India withdraws trans-shipment facility for Bangladesh

The Indian government has terminated the trans-shipment facility that allowed Bangladeshi export cargo destined for third countries to pass through Indian Land Customs Stations (LCSs) en route to ports and airports.
This decision, announced via a circular by the Central Board of Indirect Taxes and Customs (CBIC) on April 8, comes as a significant blow to Bangladesh's logistics and trade operations, reports Indian state-run news agency PTI.
The facility, which had been in place since June 2020, facilitated smooth trade flows for Bangladesh’s exports to neighbouring countries like Bhutan, Nepal, and Myanmar, leveraging India’s infrastructure.
The withdrawal of this facility is expected to disrupt Bangladesh’s export and import logistics significantly.
According to trade experts, Bangladeshi exporters will now face logistical delays, higher transportation costs, and increased uncertainty in managing their supply chains.
Ajay Srivastava, founder of the think tank Global Trade Research Initiative (GTRI), highlighted the implications of this decision. “The previous mechanism offered a streamlined route through India, cutting transit time and cost. Now, without it, Bangladeshi exporters may face logistical delays, higher costs, and uncertainty,” he said.
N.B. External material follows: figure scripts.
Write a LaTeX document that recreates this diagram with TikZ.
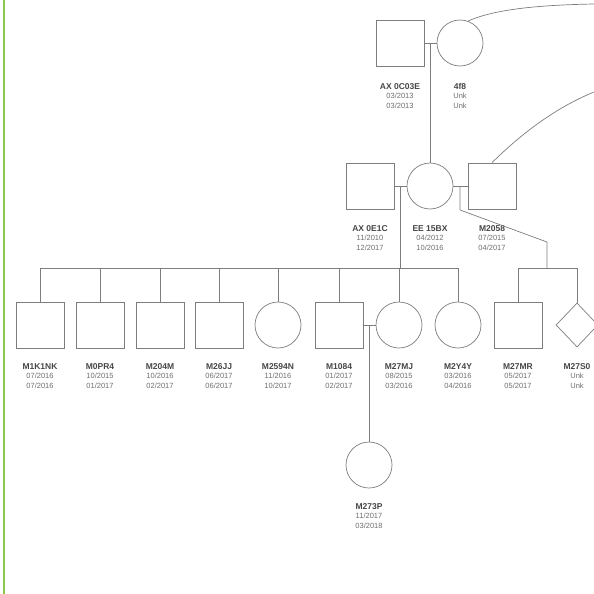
\documentclass[tikz,border=0pt]{standalone}
\usepackage{fontspec}
\setmainfont{Liberation Sans}
\usetikzlibrary{shapes.geometric}
\definecolor{kinline}{RGB}{125,125,125}
\definecolor{kinname}{RGB}{70,70,70}
\definecolor{kindate}{RGB}{110,110,110}
\definecolor{railgreen}{RGB}{140,200,75}

\begin{document}
\begin{tikzpicture}[x=1pt,y=-1pt,
    kin/.style={draw=kinline, line width=0.7pt},
    male/.style={kin, rectangle, minimum width=48pt, minimum height=46pt, inner sep=0pt},
    female/.style={kin, circle, minimum size=46pt, inner sep=0pt},
    unsexed/.style={kin, diamond, minimum width=42pt, minimum height=44pt, inner sep=0pt},
    tag/.style={anchor=north, align=center, inner sep=0pt, text=kindate,
      font=\fontsize{7.5}{9.5}\selectfont}]
  \clip (0,0) rectangle (594,594);

  % Page rail
  \draw[railgreen, line width=2pt] (4,0) -- (4,594);

  % Grandparents
  \node[male] (gs) at (400,43) {};
  \node[female] (gd) at (460,43) {};
  \node[tag] (gsT) at (400,83) {\textcolor{kinname}{\bfseries\fontsize{8.5}{10}\selectfont AX 0C03E}\\03/2013\\03/2013};
  \node[tag] (gdT) at (460,83) {\textcolor{kinname}{\bfseries\fontsize{8.5}{10}\selectfont 4f8}\\Unk\\Unk};

  % Parents
  \node[male] (ps) at (370,186) {};
  \node[female] (pd) at (430,186) {};
  \node[male] (ps2) at (492,186) {};
  \node[tag] (psT) at (370,225) {\textcolor{kinname}{\bfseries\fontsize{8.5}{10}\selectfont AX 0E1C}\\11/2010\\12/2017};
  \node[tag] (pdT) at (430,225) {\textcolor{kinname}{\bfseries\fontsize{8.5}{10}\selectfont EE 15BX}\\04/2012\\10/2016};
  \node[tag] (ps2T) at (492,225) {\textcolor{kinname}{\bfseries\fontsize{8.5}{10}\selectfont M2058}\\07/2015\\04/2017};

  % Sibship bars
  \coordinate (sibL) at (400,268);
  \coordinate (sibR) at (547,268);
  \coordinate (bend) at (460,210);
  \coordinate (kink) at (547,242);

  % Litters
  \foreach \i/\x/\kind/\name/\born/\gone in {
    1/40/male/M1K1NK/{07/2016}/{07/2016},
    2/100/male/M0PR4/{10/2015}/{01/2017},
    3/160/male/M204M/{10/2016}/{02/2017},
    4/219/male/M26JJ/{06/2017}/{06/2017},
    5/278/female/M2594N/{11/2016}/{10/2017},
    6/339/male/M1084/{01/2017}/{02/2017},
    7/399/female/M27MJ/{08/2015}/{03/2016},
    8/458/female/M2Y4Y/{03/2016}/{04/2016},
    9/518/male/M27MR/{05/2017}/{05/2017},
    10/577/unsexed/M27S0/Unk/Unk
  }{
    \node[\kind] (c\i) at (\x,325) {};
    \node[tag] (c\i T) at (\x,363) {\textcolor{kinname}{\bfseries\fontsize{8.5}{10}\selectfont\name}\\\born\\\gone};
  }

  % Grandchild
  \node[female] (gc) at (369,465) {};
  \node[tag] (gcT) at (369,503) {\textcolor{kinname}{\bfseries\fontsize{8.5}{10}\selectfont M273P}\\11/2017\\03/2018};

  % Matings
  \draw[kin] (gs.east) -- (gd.west);
  \draw[kin] (gd.west -| pd.north) -- (pd.north);
  \draw[kin] (ps.east) -- (pd.west);
  \draw[kin] (ps.east -| sibL) -- (sibL);
  \draw[kin] (pd.east) -- (ps2.west);
  \draw[kin] (pd.east -| bend) -- (bend) -- (kink) -- (sibR);
  \draw[kin] (c6.east) -- (c7.west);
  \draw[kin] (c6.east -| gc.north) -- (gc.north);

  % Drops to offspring
  \draw[kin] (c1.north |- sibL) -- (c8.north |- sibL);
  \draw[kin] (c9.north |- sibR) -- (c10.north |- sibR);
  \foreach \i in {1,...,8}
    \draw[kin] (c\i.north |- sibL) -- (c\i.north);
  \foreach \i in {9,10}
    \draw[kin] (c\i.north |- sibR) -- (c\i.north);

  % Lines running off the page
  \coordinate (offA) at (594,4);
  \coordinate (offB) at (594,92);
  \draw[kin] (gd.70) .. controls (495,9) and (540,5) .. (offA);
  \draw[kin] (ps2.north) .. controls (515,140) and (550,110) .. (offB);
\end{tikzpicture}
\end{document}
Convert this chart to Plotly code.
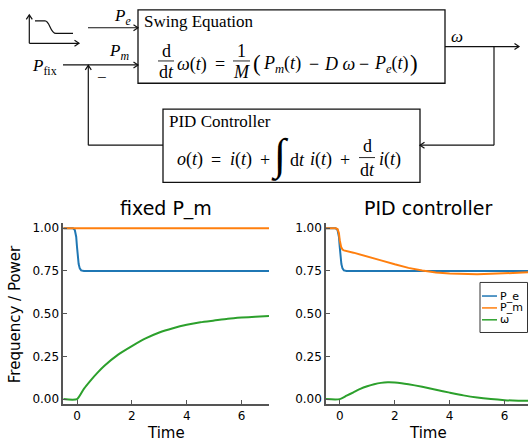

Additionally, landlocked nations such as Nepal and Bhutan, which rely heavily on Bangladesh for trade, are likely to raise concerns about restricted transit access, as this move could hamper their trade connectivity with Bangladesh.
This development comes at a challenging time when global trade dynamics are already under strain due to sweeping tariffs imposed by the United States on several countries, including India and Bangladesh. The added logistical hurdles are expected to further strain Bangladesh’s efforts to remain competitive in international markets.
The decision to rescind the trans-shipment facility was reportedly influenced by lobbying from Indian exporters, particularly in the apparel sector, who view Bangladesh as a major competitor.
Trade bodies like the Federation of Indian Export Organisations (FIEO) and the Apparel Export Promotion Council (AEPC) had urged the Indian government to withdraw the facility, citing capacity constraints at key cargo hubs like Delhi Air Cargo Complex.
FIEO Director General Ajay Sahai was happy with the move, saying, “Now we will have more air capacity for our cargo. In the past, exporters have complained about lesser space due to the trans-shipment facility given to Bangladesh.” AEPC Chairman Sudhir Sekhri also echoed him.
Under World Trade Organization (WTO) rules, member countries are required to allow freedom of transit for goods moving to and from landlocked countries.
This includes ensuring that transit is unrestricted, free from unnecessary delays, and not subject to transit duties. Both India and Bangladesh are members of the Geneva-based organisation, raising questions about whether India’s decision aligns with its international obligations.
Ajay Srivastava pointed out, “As per WTO norms, India must ensure that its policies do not unduly restrict transit access for landlocked nations like Nepal and Bhutan. This withdrawal could lead to diplomatic tensions if these countries perceive their trade interests being compromised.”
For Bangladesh, the termination of the trans-shipment facility means finding alternative routes for its exports, which could increase costs and complicate logistics.
The country’s reliance on Indian infrastructure for third-country trade has been a critical component of its supply chain, especially for reaching markets in South Asia and beyond. Without this facility, Bangladeshi exporters may need to explore longer and costlier routes, potentially eroding their competitiveness in price-sensitive markets.